Too Many Cons Are Ex - And Here
Spokane County commissioners and the Airway Heights City Council are to be commended for their efforts to shield our communities from a further influx of released sex offenders. With five of the state Department of Social and Health Services’ 11 proposed sites for a sex offender halfway house located in Spokane County, the moratorium approach is certainly justified and appreciated.
Whether or not this strategy will work remains to be seen, but at the very least a message is being sent.
Apparently, even louder messages need to bombard our lawmakers until they understand our area already has more than its share of sex offenders and others are not welcome. Spokane County is already home to 1,250 known sex offenders. It is unfair and unreasonable for our region to be the dumping ground for sexual deviants from other areas.
When a criminal completes a prison sentence he or she is said to have “paid their debt to society.” Of course, no amount of time spent behind bars can come even close to compensating the victim of a sex crime, but that is the way our law works. As such, it is reasonable to afford a repentant sex offender the means to be rehabilitated and the DSHS demand for halfway houses is understandable.
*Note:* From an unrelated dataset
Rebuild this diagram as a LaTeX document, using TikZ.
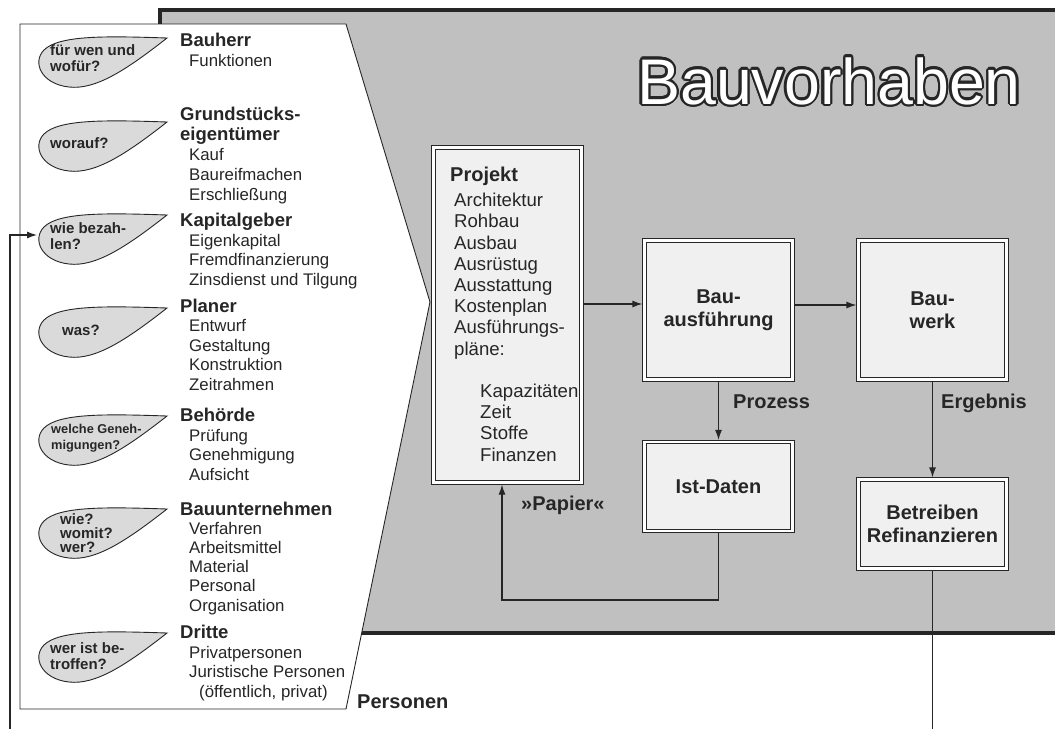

But it is imperative that the communities burdened with their presence be as comfortable as possible with the restrictions placed on such facilities.
One indication that public concerns are not being addressed is the so-called limitation of placing such a facility no closer than one-quarter mile from a “risk potential” community activity, such as a park or school. A quarter of a mile! Sorry, but there is little comfort to be gained from so small a separating distance between sex predators and their potential victims. Neither is there much reassurance from the required “guarantee” of a five-minute response time by law enforcement in the event of an escape. In small communities with already-limited police protection, such a guarantee is extremely unrealistic.
The real solution to this whole mess apparently is being overlooked in the hunt for Band-Aid fixes. Common sense dictates that halfway houses for dangerous criminals are a bad idea in the first place. It should be obvious to lawmakers by now that the sentences for sex offenders are not strict enough. In the more heinous cases, a sentence of life in prison would be appropriate. There is simply no excuse for the number of sex offenders being released with the label “likely to reoffend.”